Chapter 1, “Naval Air War : The Rolling Thunder Campaign,” examines the prominent role played by naval aviation (U.S. Navy and Marine Corps) in the prosecution of the war in Vietnam. The focus is on the “Rolling Thunder” air campaign during the years 1965-68 and the reasons for its ultimate failure. While the authors provide the strategic context for Rolling Thunder, the heart of the chapter is the “pilot’s eye” view of harrowing missions against difficult targets that often yielded disappointing results. The author’s central argument is the failure of Rolling Thunder was attributable to overly restrictive rules of engagement and excessive micromanagement by the nation’s political leadership. The authors are especially critical of President Johnson’s performance as Commander-in-Chief: “distracted by domestic priorities . . . misled by poor advice . . . Johnson oversaw a doomed bombing effort.” [68].

The second chapter deals with the critically important riverine or “brown water” operations conducted by the navy.

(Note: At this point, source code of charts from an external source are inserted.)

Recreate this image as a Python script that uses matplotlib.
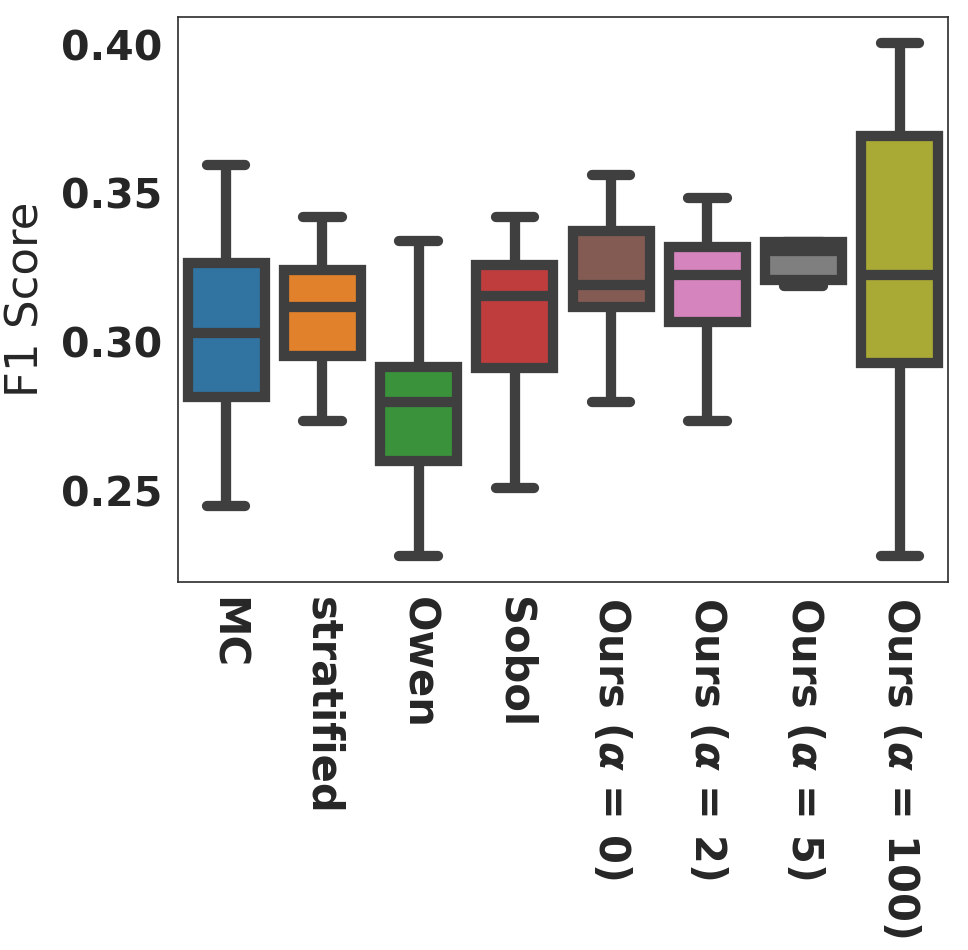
import matplotlib
matplotlib.use("Agg")
import matplotlib.pyplot as plt

categories = ["MC", "stratified", "Owen", "Sobol",
              r"Ours ($\boldsymbol{\alpha}$ = 0)", r"Ours ($\boldsymbol{\alpha}$ = 2)",
              r"Ours ($\boldsymbol{\alpha}$ = 5)", r"Ours ($\boldsymbol{\alpha}$ = 100)"]
whisker_low = [0.2448, 0.2736, 0.2282, 0.2508, 0.2799, 0.2736, 0.3187, 0.2282]
q1 =          [0.2816, 0.2953, 0.2600, 0.2913, 0.3119, 0.3067, 0.3208, 0.2930]
median =      [0.3029, 0.3119, 0.2799, 0.3155, 0.3191, 0.3225, 0.3306, 0.3225]
q3 =          [0.3266, 0.3243, 0.2916, 0.3260, 0.3373, 0.3320, 0.3337, 0.3694]
whisker_high = [0.3595, 0.3420, 0.3340, 0.3420, 0.3560, 0.3483, 0.3337, 0.4005]
colors = ["#3274A1", "#E1812C", "#3A923A", "#C03D3E",
          "#845B53", "#D684BD", "#7F7F7F", "#A9AA35"]
yticks = [0.25, 0.30, 0.35, 0.40]

LC = "#3f3f3f"
LW = 7.4
TXT = "#262626"

fig = plt.figure(figsize=(9.68, 9.5), dpi=100)
ax = fig.add_axes([178/968, 1-582/950, (948-178)/968, (582-17)/950])

stats = []
for i in range(len(categories)):
    stats.append(dict(whislo=whisker_low[i], q1=q1[i], med=median[i],
                      q3=q3[i], whishi=whisker_high[i], fliers=[]))

bp = ax.bxp(stats, positions=range(len(categories)), widths=0.8,
            patch_artist=True, showfliers=False, capwidths=0.4,
            boxprops=dict(edgecolor=LC, linewidth=LW, joinstyle="miter"),
            medianprops=dict(color=LC, linewidth=LW, solid_capstyle="butt"),
            whiskerprops=dict(color=LC, linewidth=LW, solid_capstyle="butt"),
            capprops=dict(color=LC, linewidth=LW, solid_capstyle="round"))
for patch, c in zip(bp["boxes"], colors):
    patch.set_facecolor(c)

ax.set_xlim(-0.5, len(categories) - 0.5)
ax.set_ylim(0.2193, 0.4093)
ax.set_yticks(yticks)
ax.set_yticklabels([f"{v:.2f}" for v in yticks])
ax.set_xticks(range(len(categories)))
ax.set_xticklabels(categories, rotation=270, ha="center", va="top")

for lab in ax.get_yticklabels():
    lab.set_fontweight("bold")
    lab.set_fontsize(29.5)
    lab.set_color(TXT)
for lab in ax.get_xticklabels():
    lab.set_fontweight("bold")
    lab.set_fontsize(30)
    lab.set_color(TXT)
ax.tick_params(axis="both", length=0, pad=11)
ax.set_ylabel("F1 Score", fontsize=32.5, color=TXT, labelpad=10)

for s in ax.spines.values():
    s.set_color("#333333")
    s.set_linewidth(1.25)

fig.savefig("out.png", dpi=100, facecolor="white")
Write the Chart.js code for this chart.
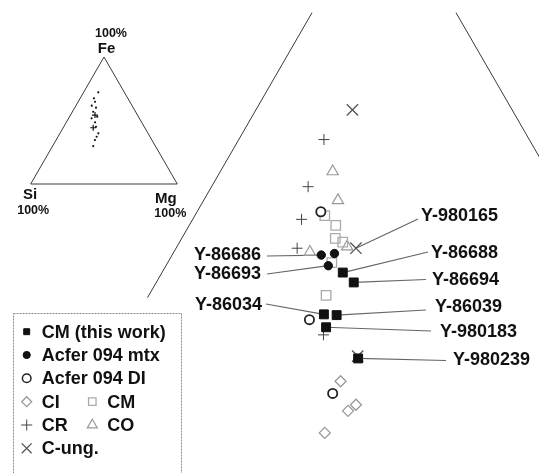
<!DOCTYPE html>
<html>
<head>
<meta charset="utf-8">
<script src="https://cdn.jsdelivr.net/npm/chart.js"></script>
<style>
  html, body { margin: 0; padding: 0; background: #fff; }
  canvas { display: block; }
</style>
</head>
<body>
<canvas id="chart" width="539" height="473"></canvas>
<script>
// Compositions as [Fe, Mg] atom %, Si is the remainder
const cmThisWork = [[49.4, 20.6], [48.1, 22.5], [43.9, 21.2], [43.8, 22.7], [42.2, 22.3], [38.1, 28.0]];
const acferMtx = [[51.7, 17.0], [51.9, 18.4], [50.3, 18.5]];
const acferDI = [[57.4, 14.1], [43.2, 19.9], [33.5, 27.4]];
const ciLit = [[35.1, 27.5], [32.0, 30.8], [31.2, 30.3], [28.3, 29.1]];
const cmLit = [[56.9, 14.8], [55.6, 16.7], [53.9, 17.5], [53.4, 18.6], [50.7, 18.7], [46.4, 20.2]];
const crLit = [[66.9, 9.7], [60.7, 11.0], [56.4, 12.4], [52.6, 13.8], [41.2, 22.5]];
const coLit = [[62.7, 12.8], [58.9, 15.3], [52.1, 15.5], [52.8, 19.4]];
const cUng = [[70.8, 11.0], [52.6, 20.5], [38.4, 27.8]];

// overview triangle (small inset)
const insetDots = [[72.2, 10.0], [67.5, 9.4], [64.8, 11.5], [61.7, 10.8], [60.1, 14.5], [56.9, 14.2],
  [53.0, 18.9], [51.7, 15.7], [48.6, 19.6], [45.1, 22.0], [39.9, 26.2], [37.2, 26.4], [34.6, 26.5], [29.9, 27.7]];
const insetCrosses = [[54.3, 16.7], [44.3, 20.5]];
const insetFrame = [[0, 0], [100, 0], [0, 100], [0, 0]];

// visible pieces of the big triangle's Si-Fe and Fe-Mg edges
const edgeSiFe = [[83.6, 0], [46.1, 0]];
const edgeFeMg = [[83.6, 16.4], [50, 50]];

// sample names and the point each one points at [dataset, index]
const calloutNames = ['Y-980165', 'Y-86686', 'Y-86693', 'Y-86688', 'Y-86694', 'Y-86034', 'Y-86039', 'Y-980183', 'Y-980239'];
const calloutTargets = [[7, 1], [1, 0], [1, 2], [0, 0], [0, 1], [0, 2], [0, 3], [0, 4], [0, 5]];

// where the names sit on the page
const calloutLayout = [
  { tx: 421, ty: 216, align: 'left', lx: 418, ly: 219 },
  { tx: 261, ty: 255, align: 'right', lx: 267, ly: 256 },
  { tx: 261, ty: 274, align: 'right', lx: 267, ly: 274 },
  { tx: 431, ty: 253, align: 'left', lx: 428, ly: 252 },
  { tx: 432, ty: 280, align: 'left', lx: 426, ly: 279.5 },
  { tx: 262, ty: 305, align: 'right', lx: 266, ly: 304 },
  { tx: 435, ty: 307.5, align: 'left', lx: 426, ly: 310 },
  { tx: 440, ty: 332.5, align: 'left', lx: 431, ly: 331 },
  { tx: 453, ty: 360.5, align: 'left', lx: 446, ly: 360.5 }
];

const SQ3 = Math.sqrt(3) / 2;
const toXY = ([fe, mg]) => ({ x: mg / 100 + fe / 200, y: fe / 100 * SQ3 });

const FONT = '"Liberation Sans", Arial, sans-serif';

function pointSet(label, data, style) {
  return Object.assign({ label: label, data: data.map(toXY), showLine: false }, style);
}

function lineSet(data, inset) {
  return {
    data: data.map(toXY),
    showLine: true,
    borderColor: '#3a3a3a',
    borderWidth: 1,
    pointRadius: 0,
    fill: false,
    xAxisID: inset ? 'ix' : 'x',
    yAxisID: inset ? 'iy' : 'y'
  };
}

const datasets = [
  pointSet('CM (this work)', cmThisWork, { pointStyle: 'rect', pointRadius: 6.3, backgroundColor: '#111', borderColor: '#111', borderWidth: 1 }),
  pointSet('Acfer 094 mtx', acferMtx, { pointStyle: 'circle', pointRadius: 4.2, backgroundColor: '#111', borderColor: '#111', borderWidth: 1 }),
  pointSet('Acfer 094 DI', acferDI, { pointStyle: 'circle', pointRadius: 4.6, backgroundColor: '#fff', borderColor: '#222', borderWidth: 1.8 }),
  pointSet('CI', ciLit, { pointStyle: 'rectRot', pointRadius: 5.5, backgroundColor: 'rgba(0,0,0,0)', borderColor: '#999', borderWidth: 1.3 }),
  pointSet('CM', cmLit, { pointStyle: 'rect', pointRadius: 6.7, backgroundColor: 'rgba(0,0,0,0)', borderColor: '#aaa', borderWidth: 1.3 }),
  pointSet('CR', crLit, { pointStyle: 'cross', pointRadius: 5.5, borderColor: '#444', borderWidth: 1 }),
  pointSet('CO', coLit, { pointStyle: 'triangle', pointRadius: 6.5, backgroundColor: 'rgba(0,0,0,0)', borderColor: '#999', borderWidth: 1.2 }),
  pointSet('C-ung.', cUng, { pointStyle: 'crossRot', pointRadius: 8, borderColor: '#555', borderWidth: 1.3 }),
  Object.assign(pointSet('', insetDots, { pointStyle: 'circle', pointRadius: 1.1, backgroundColor: '#111', borderWidth: 0 }), { xAxisID: 'ix', yAxisID: 'iy' }),
  Object.assign(pointSet('', insetCrosses, { pointStyle: 'cross', pointRadius: 3, borderColor: '#111', borderWidth: 1.2 }), { xAxisID: 'ix', yAxisID: 'iy' }),
  lineSet(insetFrame, true),
  lineSet(edgeSiFe, false),
  lineSet(edgeFeMg, false)
];

// legend rows: dataset index, marker x, row y, marker size
const legendItems = [
  { ds: 0, x: 26.7, y: 331.7, r: 4.2 },
  { ds: 1, x: 26.7, y: 355, r: 3.6 },
  { ds: 2, x: 26.7, y: 378.3, r: 4.3, bw: 1.5 },
  { ds: 3, x: 26.7, y: 401.7, r: 5 },
  { ds: 4, x: 92.3, y: 401.7, r: 5.3 },
  { ds: 5, x: 26.7, y: 425, r: 5.5 },
  { ds: 6, x: 92.3, y: 425, r: 5.8 },
  { ds: 7, x: 26.7, y: 448.3, r: 7 }
];

const annotations = {
  id: 'annotations',
  beforeDatasetsDraw(chart) {
    const ctx = chart.ctx;
    ctx.save();
    ctx.strokeStyle = '#666';
    ctx.lineWidth = 1.2;
    calloutTargets.forEach(([ds, i], k) => {
      const pt = chart.getDatasetMeta(ds).data[i];
      const l = calloutLayout[k];
      ctx.beginPath();
      ctx.moveTo(l.lx, l.ly);
      ctx.lineTo(pt.x, pt.y);
      ctx.stroke();
    });
    ctx.restore();
  },
  afterDatasetsDraw(chart) {
    const ctx = chart.ctx;
    ctx.save();
    ctx.fillStyle = '#111';
    ctx.textBaseline = 'middle';

    // sample names
    ctx.font = 'bold 18px ' + FONT;
    calloutNames.forEach((name, k) => {
      const l = calloutLayout[k];
      ctx.textAlign = l.align;
      ctx.fillText(name, l.tx, l.ty);
    });

    // inset vertex labels
    const ix = chart.scales.ix, iy = chart.scales.iy;
    const vtx = (c) => { const p = toXY(c); return { x: ix.getPixelForValue(p.x), y: iy.getPixelForValue(p.y) }; };
    const fe = vtx([100, 0]), si = vtx([0, 0]), mg = vtx([0, 100]);
    ctx.textAlign = 'center';
    ctx.font = 'bold 15px ' + FONT;
    ctx.fillText('Fe', fe.x + 2.5, fe.y - 8.5);
    ctx.fillText('Si', si.x - 0.5, si.y + 11);
    ctx.fillText('Mg', mg.x - 11.5, mg.y + 14.5);
    ctx.font = 'bold 12.5px ' + FONT;
    ctx.fillText('100%', fe.x + 7, fe.y - 23.5);
    ctx.fillText('100%', si.x + 2.5, si.y + 26.5);
    ctx.fillText('100%', mg.x - 7, mg.y + 30);

    // legend box
    ctx.strokeStyle = '#888';
    ctx.lineWidth = 1;
    ctx.setLineDash([2, 1]);
    ctx.strokeRect(13.5, 313.5, 168, 170);
    ctx.setLineDash([]);
    ctx.font = 'bold 18px ' + FONT;
    ctx.textAlign = 'left';
    legendItems.forEach(it => {
      const d = chart.data.datasets[it.ds];
      ctx.fillStyle = d.backgroundColor || 'rgba(0,0,0,0)';
      ctx.strokeStyle = d.borderColor;
      ctx.lineWidth = it.bw || d.borderWidth || 1;
      Chart.helpers.drawPoint(ctx, { pointStyle: d.pointStyle, radius: it.r, rotation: 0, borderWidth: ctx.lineWidth }, it.x, it.y);
      ctx.fillStyle = '#111';
      ctx.fillText(d.label, it.x + 15, it.y + 1);
    });
    ctx.restore();
  }
};

new Chart(document.getElementById('chart'), {
  type: 'scatter',
  data: { datasets: datasets },
  options: {
    responsive: false,
    animation: false,
    events: [],
    layout: { padding: 0, autoPadding: false },
    plugins: { legend: { display: false }, tooltip: { enabled: false } },
    scales: {
      x: { type: 'linear', min: 0.0624, max: 0.6766, display: false },
      y: { type: 'linear', min: 0.1994, max: 0.7384, display: false },
      ix: { type: 'linear', axis: 'x', position: 'bottom', min: -0.2094, max: 3.4673, display: false },
      iy: { type: 'linear', axis: 'y', position: 'left', min: -1.9713, max: 1.2551, display: false }
    }
  },
  plugins: [annotations]
});
</script>
</body>
</html>
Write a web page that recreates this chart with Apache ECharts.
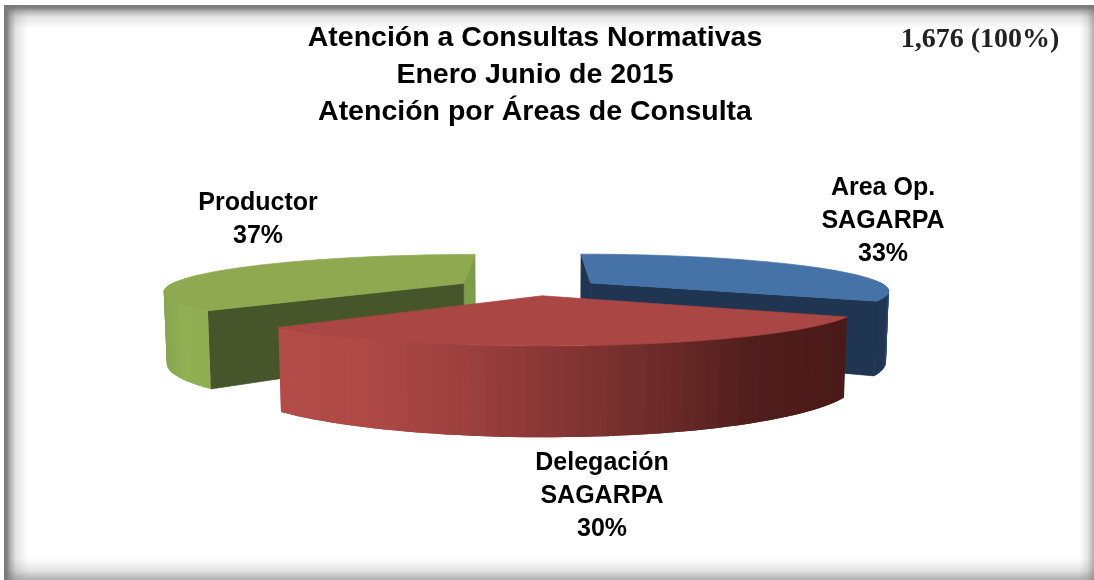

In “Green Hell : Warfare on the Rivers and Canals of Vietnam,” the authors trace the development of the navy’s specialized riverine units and warfighting doctrine. An interesting aspect of this chapter is the unlikely pairing of the navy with the U.S. Army to form a Mobile Riverine Force (MRF) to conduct joint operations in the Mekong Delta region of South Vietnam. The authors correctly point out that the U.S. Marine Corps was already fully committed in the northern provinces of South Vietnam, while the Army assumed responsibility for the south. The narrative also includes a discussion of the U.S. Navy’s efforts to organize, equip, and train the South Vietnamese Navy (VNN) to ultimately assume responsibility for their own internal riverine operations. This effort became increasingly important in the early 1970’s as President Nixon’s policy of “Vietnamization” began to take hold.

In Chapter 3, “Nixon’s Trident : Naval Power in Southeast Asia, 1968-72,” the focus is on the first four years of the Nixon administration and his efforts to withdraw all U.S. combat forces and conclude a “peace with honor” [162]. The navy’s primary contribution during this period was air strikes as part of the “Linebacker” bombing campaigns. In contrast with the earlier Rolling Thunder campaign, Linebacker was an unequivocal success. The authors contribute this success to the relaxed rules of engagement that allowed strikes against targets formerly off-limits [234]. The use of air power became increasingly important as U.S. troop levels declined and the Army of South Vietnam (ARVN) assumed a greater share of ground combat operations. Air power was instrumental in defeating the enemy’s Easter offensive in March-April 1972 and ultimately forcing serious peace negotiations at the Paris Peace Talks at the end of 1972 [248].

The final chapter, “Knowing the Enemy : Naval Intelligence in Southeast Asia,” covers the entirety of the Vietnam War and the role of naval intelligence in supporting operations in all of the naval domains. The authors credit the vast array of intelligence organizations and personnel as being the key to much of the operational and tactical successes of naval forces in the war [328].

Combat at Close Quarters is a valuable addition to the literature of the Vietnam War. The well-written essays supported by excellent photographs, maps, and historical art cover the many facets of the U.S. Navy’s role in the conflict. Although it is written primarily from a tactical perspective, the authors carefully outline the strategic and political contexts that shaped naval operations. The lack of reference notes limits the book’s utility for additional scholarly research. This volume will be useful to students of the Vietnam War or anyone interested in naval operations.